Não é claro quanto vai durar a pausa na confrontação direta Irão/Israel, mas a tensão no Médio Oriente decorrente da guerra em Gaza e do antagonismo entre Teerão e Telavive pode “galvanizar a Al-Qaeda e o autoproclamado Estado Islâmico”, tendo um “efeito cascata” indesejado.

Os serviços secretos norte-americanos não têm dúvidas de que o Irão providenciou “treino” e “meios financeiros” a grupos como o Hamas para “minar o Estado de Israel”. Mais: Teerão faz isto igualmente para “reforçar a sua influência” no Médio Oriente, face aos países do Golfo, como a Arábia Saudita ou os Emirados Árabes Unidos.

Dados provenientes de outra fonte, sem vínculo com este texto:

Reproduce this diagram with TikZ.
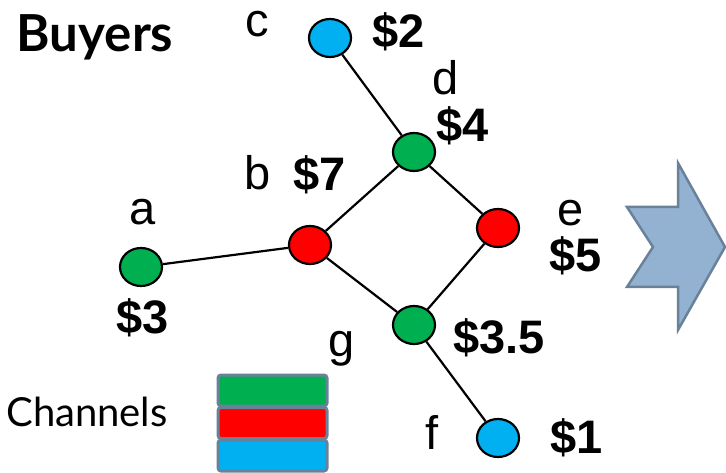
\documentclass[tikz,border=0pt]{standalone}
\usepackage{fontspec}
\setmainfont{Liberation Sans}
\newfontfamily\gillfont{Lato}
\usepackage{xcolor}
\usetikzlibrary{shapes.geometric}
\definecolor{chgreen}{HTML}{00B050}
\definecolor{chred}{HTML}{FF0000}
\definecolor{chblue}{HTML}{00B0F0}
\definecolor{slate}{HTML}{6A8299}
\definecolor{arrowfill}{HTML}{93B1D1}

\begin{document}
\begin{tikzpicture}[x=1pt, y=-1pt,
    buyer/.style={ellipse, draw=black, line width=2.2pt, minimum width=42pt, minimum height=38pt, inner sep=0pt},
    link/.style={line width=2.2pt},
    lbl/.style={font=\fontsize{47}{50}\selectfont},
    price/.style={font=\fontsize{47}{50}\selectfont\bfseries},
    bar/.style={draw=slate, line width=3pt, rounded corners=3pt}]
        \useasboundingbox (0,0) rectangle (726,473);
        % Buyers and the links between them
        \foreach \n/\x/\y/\col in {c/330/38/chblue, d/414/152/chgreen, b/310/245/chred, e/498/228/chred,
                                   a/141/267/chgreen, g/414/325/chgreen, f/498/438/chblue} {
            \node[buyer, fill=\col] (\n) at (\x,\y) {};
        }
        \foreach \u/\v in {c/d, d/b, d/e, b/a, b/g, e/g, g/f} {
            \draw[link] (\u) -- (\v);
        }
        % Names and prices
        \foreach \n/\x/\y in {c/257/24, d/446/78, b/258/173, a/143/212, e/571/213, g/342/349, f/432/432} {
            \node[lbl] (l\n) at (\x,\y) {\n};
        }
        \foreach \n/\p/\x/\y in {c/\$2/399/32, d/\$4/463/126, b/\$7/320/175, a/\$3/143/318,
                                 e/\$5/576/256, g/\$3.5/499/338, f/\$1/577/438} {
            \node[price] (p\n) at (\x,\y) {\p};
        }
        \node[font=\gillfont\bfseries\fontsize{51}{54}\selectfont] (buyers) at (95,37) {Buyers};
        % Channel legend
        \node[font=\gillfont\fontsize{40}{44}\selectfont] (channels) at (87,412) {Channels};
        \foreach \i/\col in {0/chgreen, 1/chred, 2/chblue} {
            \draw[bar, fill=\col] (218,375+32.5*\i) rectangle +(109,31);
        }
        % Arrow on the right
        \draw[draw=slate, fill=arrowfill, line width=2.5pt] (627,207) -- (678,207) -- (678,163) -- (725,247)
            -- (678,330) -- (678,287) -- (627,287) -- (653,247) -- cycle;
\end{tikzpicture}
\end{document}
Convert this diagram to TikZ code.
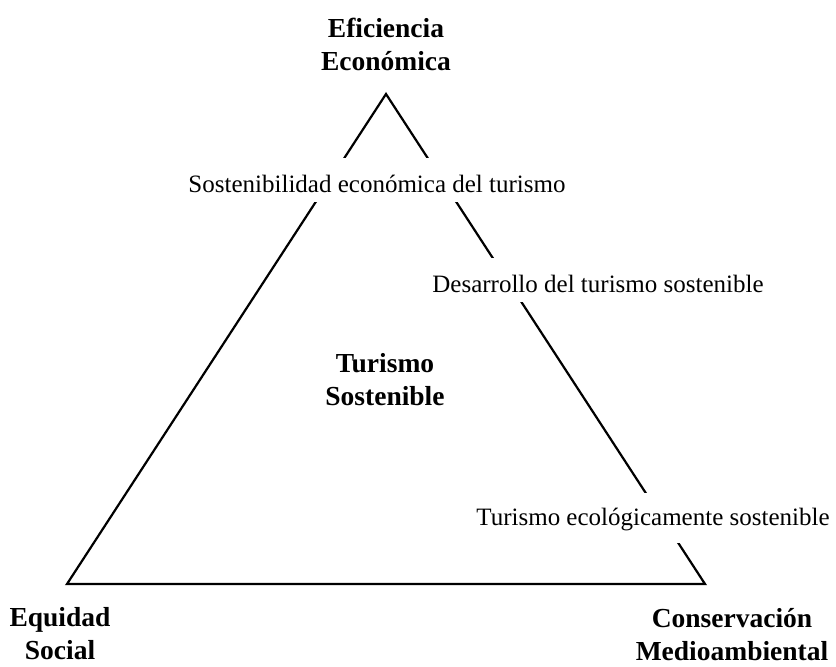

Chasiv Yar é “uma questão de tempo”

No terreno, a situação para a Ucrânia continua crítica. Mesmo com as aprovação de EUA e vários países europeus para novas e fundamentais ajudas, o armamento pode não chegar a tempo de se evitarem avanços muito significativos das tropas russas.

A queda de Chasiv Yar, próxima fortaleza no oblast de Donetsk, será uma questão de tempo. A Rússia aperta o cerco com superioridade de 10 para um no campo de batalha. O major-general Vadym Skibitsky, número dois dos Serviços Secretos Militares ucranianos, admite: “Chasiv Yar pode cair nas mãos das forças russas, de maneira semelhante a Avdiivka, que foi bombardeada até ao esquecimento pelos russos, em fevereiro.” A queda, alega Skibitsky, “não acontecerá hoje ou amanhã”, mas dependerá “das reservas” ucranianas.

Os russos tentam chegar a Chasiv Yar até 9 de maio, Dia da Vitória da URSS sobre a Alemanha nazi. Já não deverão chegar a tempo da efeméride, mas se o fizerem nas próximas semanas, têm caminho aberto para tomar os últimos dois centros urbanos de Donetsk: Sloviansk e Kramatorsk.

A sul, em Ocheretyne, uma troca de unidades militares malfeita levou as forças russas a romper as linhas defensivas ucranianas, criando uma saliência com mais de 25 quilómetros. A Rússia está a preparar-se para lançar um ataque relâmpago nas regiões de Kharkiv e de Sumy, que não veem combates há vários meses. Nas fronteiras destas regiões, a Rússia aglomerou mais de 35 mil homens, mas Skibitsky diz que existem planos para aumentar esse número para 50 ou 70 mil tropas.